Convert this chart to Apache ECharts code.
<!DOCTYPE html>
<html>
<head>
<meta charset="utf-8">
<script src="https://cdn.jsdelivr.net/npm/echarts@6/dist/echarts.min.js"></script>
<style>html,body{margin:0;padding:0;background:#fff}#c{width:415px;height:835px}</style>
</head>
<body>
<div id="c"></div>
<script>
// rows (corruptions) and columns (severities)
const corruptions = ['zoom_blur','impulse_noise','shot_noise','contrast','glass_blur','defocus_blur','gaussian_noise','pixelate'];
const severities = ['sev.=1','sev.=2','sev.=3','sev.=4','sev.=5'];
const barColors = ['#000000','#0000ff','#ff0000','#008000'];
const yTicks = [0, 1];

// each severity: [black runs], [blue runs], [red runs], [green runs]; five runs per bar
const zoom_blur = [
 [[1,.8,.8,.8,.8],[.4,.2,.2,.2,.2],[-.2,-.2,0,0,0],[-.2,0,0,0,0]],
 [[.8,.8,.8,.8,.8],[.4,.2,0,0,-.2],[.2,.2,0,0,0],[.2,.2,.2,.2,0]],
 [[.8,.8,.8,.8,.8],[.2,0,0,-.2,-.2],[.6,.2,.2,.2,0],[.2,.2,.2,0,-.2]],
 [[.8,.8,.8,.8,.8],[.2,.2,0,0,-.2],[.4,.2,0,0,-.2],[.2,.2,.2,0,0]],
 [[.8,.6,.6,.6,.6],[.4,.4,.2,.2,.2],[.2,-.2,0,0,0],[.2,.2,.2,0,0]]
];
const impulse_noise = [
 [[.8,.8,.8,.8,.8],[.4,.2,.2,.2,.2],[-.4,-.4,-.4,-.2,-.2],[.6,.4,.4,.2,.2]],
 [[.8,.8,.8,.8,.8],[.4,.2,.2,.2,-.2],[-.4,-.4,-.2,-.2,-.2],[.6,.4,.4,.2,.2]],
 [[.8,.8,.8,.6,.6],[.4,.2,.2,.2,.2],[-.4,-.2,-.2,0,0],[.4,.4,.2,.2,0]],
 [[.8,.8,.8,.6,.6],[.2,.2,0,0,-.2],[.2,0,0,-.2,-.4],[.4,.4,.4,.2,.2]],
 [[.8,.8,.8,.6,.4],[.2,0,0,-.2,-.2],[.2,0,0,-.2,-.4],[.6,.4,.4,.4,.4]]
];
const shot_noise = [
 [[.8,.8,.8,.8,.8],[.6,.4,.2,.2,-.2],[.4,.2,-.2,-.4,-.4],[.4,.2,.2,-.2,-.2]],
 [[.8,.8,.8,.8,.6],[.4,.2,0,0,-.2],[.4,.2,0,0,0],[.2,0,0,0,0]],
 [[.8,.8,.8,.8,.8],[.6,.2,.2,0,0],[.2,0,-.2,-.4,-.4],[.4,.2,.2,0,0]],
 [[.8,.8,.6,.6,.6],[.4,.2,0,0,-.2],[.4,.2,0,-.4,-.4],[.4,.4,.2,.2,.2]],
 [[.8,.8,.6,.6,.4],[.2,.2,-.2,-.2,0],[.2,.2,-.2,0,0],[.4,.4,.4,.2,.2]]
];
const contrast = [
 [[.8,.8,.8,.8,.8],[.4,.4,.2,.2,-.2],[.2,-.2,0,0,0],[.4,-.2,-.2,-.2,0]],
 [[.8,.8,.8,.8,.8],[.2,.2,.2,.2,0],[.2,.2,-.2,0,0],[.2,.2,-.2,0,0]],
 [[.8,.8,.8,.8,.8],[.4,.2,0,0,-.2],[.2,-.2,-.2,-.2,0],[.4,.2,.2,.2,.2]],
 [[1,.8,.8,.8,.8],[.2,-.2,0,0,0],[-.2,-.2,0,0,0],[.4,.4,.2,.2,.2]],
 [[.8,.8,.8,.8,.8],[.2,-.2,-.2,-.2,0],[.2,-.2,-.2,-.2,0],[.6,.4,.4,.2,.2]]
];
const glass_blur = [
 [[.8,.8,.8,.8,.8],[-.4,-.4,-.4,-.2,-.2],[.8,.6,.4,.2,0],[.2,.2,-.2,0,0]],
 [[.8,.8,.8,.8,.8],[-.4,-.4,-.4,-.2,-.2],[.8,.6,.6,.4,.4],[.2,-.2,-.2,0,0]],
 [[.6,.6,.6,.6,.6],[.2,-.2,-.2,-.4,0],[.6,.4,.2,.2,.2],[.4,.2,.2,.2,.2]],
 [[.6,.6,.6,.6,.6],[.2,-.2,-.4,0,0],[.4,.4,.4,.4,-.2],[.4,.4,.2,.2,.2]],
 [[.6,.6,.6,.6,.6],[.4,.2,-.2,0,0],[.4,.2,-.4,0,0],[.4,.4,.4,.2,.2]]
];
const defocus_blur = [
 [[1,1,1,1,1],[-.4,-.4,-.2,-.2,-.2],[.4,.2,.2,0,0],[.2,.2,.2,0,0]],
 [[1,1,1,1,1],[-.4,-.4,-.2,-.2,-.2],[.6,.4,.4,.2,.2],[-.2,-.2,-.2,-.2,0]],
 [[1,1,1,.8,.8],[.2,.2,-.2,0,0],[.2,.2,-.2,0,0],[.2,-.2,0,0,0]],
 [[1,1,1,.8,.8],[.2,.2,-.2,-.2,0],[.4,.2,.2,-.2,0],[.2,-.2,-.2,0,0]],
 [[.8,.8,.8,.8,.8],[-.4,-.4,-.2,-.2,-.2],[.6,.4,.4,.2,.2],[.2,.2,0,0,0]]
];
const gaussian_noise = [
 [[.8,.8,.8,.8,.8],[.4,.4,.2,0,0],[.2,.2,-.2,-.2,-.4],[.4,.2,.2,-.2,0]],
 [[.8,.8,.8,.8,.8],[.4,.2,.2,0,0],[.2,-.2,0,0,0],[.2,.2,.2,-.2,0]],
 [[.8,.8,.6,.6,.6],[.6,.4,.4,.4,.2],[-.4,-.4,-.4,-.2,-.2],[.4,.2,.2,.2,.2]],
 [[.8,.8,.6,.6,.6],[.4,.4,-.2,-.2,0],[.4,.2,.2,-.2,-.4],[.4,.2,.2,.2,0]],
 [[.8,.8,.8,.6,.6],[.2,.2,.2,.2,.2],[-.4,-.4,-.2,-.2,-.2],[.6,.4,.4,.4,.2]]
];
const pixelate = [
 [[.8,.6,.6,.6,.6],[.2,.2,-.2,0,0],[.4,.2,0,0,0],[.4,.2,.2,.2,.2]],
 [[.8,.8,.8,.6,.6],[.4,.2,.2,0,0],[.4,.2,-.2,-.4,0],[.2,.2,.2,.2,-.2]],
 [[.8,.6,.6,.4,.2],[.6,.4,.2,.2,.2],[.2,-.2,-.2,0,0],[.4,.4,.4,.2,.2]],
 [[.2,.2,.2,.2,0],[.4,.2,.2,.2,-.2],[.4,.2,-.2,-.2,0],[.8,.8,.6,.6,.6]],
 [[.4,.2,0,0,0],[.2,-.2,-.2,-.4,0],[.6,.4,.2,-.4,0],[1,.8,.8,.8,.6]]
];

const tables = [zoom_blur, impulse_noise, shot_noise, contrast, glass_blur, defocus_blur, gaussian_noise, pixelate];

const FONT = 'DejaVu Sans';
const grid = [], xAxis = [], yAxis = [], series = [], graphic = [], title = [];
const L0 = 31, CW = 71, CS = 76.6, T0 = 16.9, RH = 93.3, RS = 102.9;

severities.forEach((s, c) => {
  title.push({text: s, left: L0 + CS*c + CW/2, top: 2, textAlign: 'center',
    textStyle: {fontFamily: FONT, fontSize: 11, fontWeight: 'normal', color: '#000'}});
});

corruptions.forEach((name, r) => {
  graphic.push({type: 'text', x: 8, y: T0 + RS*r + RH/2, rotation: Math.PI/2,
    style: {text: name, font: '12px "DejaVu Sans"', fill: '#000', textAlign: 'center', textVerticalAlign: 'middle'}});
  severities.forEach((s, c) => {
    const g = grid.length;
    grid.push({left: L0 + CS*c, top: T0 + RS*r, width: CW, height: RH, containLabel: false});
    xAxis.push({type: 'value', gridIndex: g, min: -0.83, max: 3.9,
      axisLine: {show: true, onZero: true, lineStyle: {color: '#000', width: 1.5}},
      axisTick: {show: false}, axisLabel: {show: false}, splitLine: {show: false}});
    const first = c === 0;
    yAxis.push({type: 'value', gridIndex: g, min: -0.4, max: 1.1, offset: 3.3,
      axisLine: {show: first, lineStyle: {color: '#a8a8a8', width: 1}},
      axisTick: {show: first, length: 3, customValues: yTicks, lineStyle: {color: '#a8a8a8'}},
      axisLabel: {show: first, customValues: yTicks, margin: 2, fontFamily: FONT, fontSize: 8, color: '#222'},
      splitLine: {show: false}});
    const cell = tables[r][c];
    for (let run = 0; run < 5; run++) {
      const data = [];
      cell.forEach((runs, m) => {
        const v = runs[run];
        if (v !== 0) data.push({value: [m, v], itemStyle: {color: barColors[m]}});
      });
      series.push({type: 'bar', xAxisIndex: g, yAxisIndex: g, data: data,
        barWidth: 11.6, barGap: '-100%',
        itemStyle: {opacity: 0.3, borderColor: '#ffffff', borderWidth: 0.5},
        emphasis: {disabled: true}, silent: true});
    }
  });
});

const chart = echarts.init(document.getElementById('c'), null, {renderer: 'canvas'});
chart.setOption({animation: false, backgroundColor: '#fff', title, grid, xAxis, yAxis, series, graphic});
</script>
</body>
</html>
...
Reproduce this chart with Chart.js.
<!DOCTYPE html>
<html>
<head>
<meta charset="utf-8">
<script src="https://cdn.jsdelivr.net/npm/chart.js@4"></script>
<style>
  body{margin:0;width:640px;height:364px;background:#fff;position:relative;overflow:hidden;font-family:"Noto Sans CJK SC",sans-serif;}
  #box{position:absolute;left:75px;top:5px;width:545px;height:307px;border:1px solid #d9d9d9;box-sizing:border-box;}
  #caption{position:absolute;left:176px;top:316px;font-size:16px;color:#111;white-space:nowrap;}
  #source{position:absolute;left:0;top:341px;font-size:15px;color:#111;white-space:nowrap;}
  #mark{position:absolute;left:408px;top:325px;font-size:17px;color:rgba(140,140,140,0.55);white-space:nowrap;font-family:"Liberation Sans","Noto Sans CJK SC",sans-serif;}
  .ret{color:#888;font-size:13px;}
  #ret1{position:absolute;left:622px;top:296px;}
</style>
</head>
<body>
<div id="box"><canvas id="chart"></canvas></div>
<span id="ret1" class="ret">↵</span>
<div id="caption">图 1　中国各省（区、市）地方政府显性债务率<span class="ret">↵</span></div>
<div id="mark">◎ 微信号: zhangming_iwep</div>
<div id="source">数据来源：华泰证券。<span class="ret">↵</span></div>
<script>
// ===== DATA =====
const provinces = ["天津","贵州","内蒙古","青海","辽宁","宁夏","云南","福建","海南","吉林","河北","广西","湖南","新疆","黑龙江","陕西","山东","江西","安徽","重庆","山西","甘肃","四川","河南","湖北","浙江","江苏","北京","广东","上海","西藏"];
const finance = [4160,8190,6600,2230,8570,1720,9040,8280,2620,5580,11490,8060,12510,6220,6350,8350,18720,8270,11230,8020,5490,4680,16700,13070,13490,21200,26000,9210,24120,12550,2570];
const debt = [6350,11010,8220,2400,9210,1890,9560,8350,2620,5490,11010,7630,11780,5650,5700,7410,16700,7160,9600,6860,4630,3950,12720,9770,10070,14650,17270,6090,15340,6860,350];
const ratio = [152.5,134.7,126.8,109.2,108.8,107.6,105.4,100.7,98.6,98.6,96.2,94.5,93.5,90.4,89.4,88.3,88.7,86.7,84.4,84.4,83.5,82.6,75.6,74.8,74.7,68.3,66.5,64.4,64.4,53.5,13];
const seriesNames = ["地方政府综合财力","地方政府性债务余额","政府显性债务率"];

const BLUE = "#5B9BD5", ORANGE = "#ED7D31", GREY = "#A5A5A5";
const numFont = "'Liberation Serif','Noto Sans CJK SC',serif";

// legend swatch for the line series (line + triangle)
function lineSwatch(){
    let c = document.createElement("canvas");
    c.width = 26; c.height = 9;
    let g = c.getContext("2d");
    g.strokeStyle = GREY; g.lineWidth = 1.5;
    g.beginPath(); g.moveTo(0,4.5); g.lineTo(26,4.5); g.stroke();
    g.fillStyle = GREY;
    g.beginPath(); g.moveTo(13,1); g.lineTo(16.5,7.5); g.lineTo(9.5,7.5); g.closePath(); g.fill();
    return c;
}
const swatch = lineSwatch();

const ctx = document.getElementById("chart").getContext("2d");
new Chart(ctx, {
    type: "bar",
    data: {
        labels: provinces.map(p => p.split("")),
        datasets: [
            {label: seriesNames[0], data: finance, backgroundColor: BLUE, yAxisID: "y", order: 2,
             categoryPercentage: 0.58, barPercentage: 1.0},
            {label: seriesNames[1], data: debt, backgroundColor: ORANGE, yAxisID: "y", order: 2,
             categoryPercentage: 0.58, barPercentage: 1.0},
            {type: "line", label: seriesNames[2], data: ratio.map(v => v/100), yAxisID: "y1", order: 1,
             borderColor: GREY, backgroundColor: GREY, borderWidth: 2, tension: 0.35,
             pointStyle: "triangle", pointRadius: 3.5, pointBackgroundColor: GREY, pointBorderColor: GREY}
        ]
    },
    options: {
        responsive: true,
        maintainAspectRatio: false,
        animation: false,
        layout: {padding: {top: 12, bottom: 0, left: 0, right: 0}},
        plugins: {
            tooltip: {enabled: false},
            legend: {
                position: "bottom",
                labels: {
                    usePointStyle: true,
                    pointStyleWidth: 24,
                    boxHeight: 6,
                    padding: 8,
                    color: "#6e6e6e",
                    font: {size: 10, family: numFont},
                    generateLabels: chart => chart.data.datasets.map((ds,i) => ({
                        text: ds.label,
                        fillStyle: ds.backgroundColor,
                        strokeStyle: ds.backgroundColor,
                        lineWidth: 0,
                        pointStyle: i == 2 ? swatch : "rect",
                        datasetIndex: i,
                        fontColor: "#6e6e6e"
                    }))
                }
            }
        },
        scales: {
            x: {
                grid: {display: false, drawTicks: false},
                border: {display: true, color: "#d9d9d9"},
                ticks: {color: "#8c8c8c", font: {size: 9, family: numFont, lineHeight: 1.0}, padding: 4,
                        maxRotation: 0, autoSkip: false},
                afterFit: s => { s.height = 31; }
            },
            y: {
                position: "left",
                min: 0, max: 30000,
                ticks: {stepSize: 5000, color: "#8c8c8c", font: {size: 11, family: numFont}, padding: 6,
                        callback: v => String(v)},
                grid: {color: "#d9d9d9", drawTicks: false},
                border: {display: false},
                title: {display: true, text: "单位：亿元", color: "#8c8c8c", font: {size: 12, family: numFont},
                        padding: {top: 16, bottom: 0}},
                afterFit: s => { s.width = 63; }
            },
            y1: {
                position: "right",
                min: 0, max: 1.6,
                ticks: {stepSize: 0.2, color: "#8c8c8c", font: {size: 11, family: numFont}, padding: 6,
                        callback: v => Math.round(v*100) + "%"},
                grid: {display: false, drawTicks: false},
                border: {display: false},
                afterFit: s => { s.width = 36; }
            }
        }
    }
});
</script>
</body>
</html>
* * *
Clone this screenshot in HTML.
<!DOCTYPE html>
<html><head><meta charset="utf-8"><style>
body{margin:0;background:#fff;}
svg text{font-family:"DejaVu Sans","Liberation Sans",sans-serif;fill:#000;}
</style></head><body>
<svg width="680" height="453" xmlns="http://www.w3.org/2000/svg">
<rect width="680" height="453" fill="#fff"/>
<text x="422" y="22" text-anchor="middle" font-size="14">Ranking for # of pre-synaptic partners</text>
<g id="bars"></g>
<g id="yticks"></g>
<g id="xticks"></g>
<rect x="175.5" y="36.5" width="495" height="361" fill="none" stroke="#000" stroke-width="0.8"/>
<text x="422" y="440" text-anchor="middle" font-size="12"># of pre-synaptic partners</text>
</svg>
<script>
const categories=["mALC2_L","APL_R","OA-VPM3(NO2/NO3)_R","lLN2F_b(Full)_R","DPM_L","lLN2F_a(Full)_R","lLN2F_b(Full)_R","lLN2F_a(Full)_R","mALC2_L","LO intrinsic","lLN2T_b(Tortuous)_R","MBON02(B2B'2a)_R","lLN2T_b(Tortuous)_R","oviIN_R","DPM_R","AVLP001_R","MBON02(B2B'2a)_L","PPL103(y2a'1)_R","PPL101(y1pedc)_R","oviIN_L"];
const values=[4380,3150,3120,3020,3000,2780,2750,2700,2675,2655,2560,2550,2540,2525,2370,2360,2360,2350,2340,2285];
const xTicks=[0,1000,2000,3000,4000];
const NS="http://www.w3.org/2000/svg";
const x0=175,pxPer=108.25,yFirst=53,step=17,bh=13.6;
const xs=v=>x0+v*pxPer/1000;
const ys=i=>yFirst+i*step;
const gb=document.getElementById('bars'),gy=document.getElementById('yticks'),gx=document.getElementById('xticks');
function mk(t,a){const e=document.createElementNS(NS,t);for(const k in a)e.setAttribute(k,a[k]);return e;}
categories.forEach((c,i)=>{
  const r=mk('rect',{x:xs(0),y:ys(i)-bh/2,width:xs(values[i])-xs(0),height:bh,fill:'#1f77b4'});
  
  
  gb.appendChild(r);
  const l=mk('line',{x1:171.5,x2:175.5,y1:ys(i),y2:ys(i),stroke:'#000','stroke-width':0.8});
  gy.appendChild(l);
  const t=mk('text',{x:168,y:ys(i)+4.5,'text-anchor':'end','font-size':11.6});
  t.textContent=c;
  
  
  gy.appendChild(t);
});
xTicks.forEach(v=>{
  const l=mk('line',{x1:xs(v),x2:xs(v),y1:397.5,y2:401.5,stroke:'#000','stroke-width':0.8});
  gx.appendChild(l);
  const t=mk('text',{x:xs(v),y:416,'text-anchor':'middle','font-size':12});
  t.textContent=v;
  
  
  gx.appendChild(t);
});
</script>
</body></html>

**Written exercise:**
Reproduce exactly, and only, the lines from the one that contains "Convert this chart to Apache ECharts code." down to the one that contains "const yTicks = [0, 1];", both ends included.

**Finished exercise:**
Convert this chart to Apache ECharts code.
<!DOCTYPE html>
<html>
<head>
<meta charset="utf-8">
<script src="https://cdn.jsdelivr.net/npm/echarts@6/dist/echarts.min.js"></script>
<style>html,body{margin:0;padding:0;background:#fff}#c{width:415px;height:835px}</style>
</head>
<body>
<div id="c"></div>
<script>
// rows (corruptions) and columns (severities)
const corruptions = ['zoom_blur','impulse_noise','shot_noise','contrast','glass_blur','defocus_blur','gaussian_noise','pixelate'];
const severities = ['sev.=1','sev.=2','sev.=3','sev.=4','sev.=5'];
const barColors = ['#000000','#0000ff','#ff0000','#008000'];
const yTicks = [0, 1];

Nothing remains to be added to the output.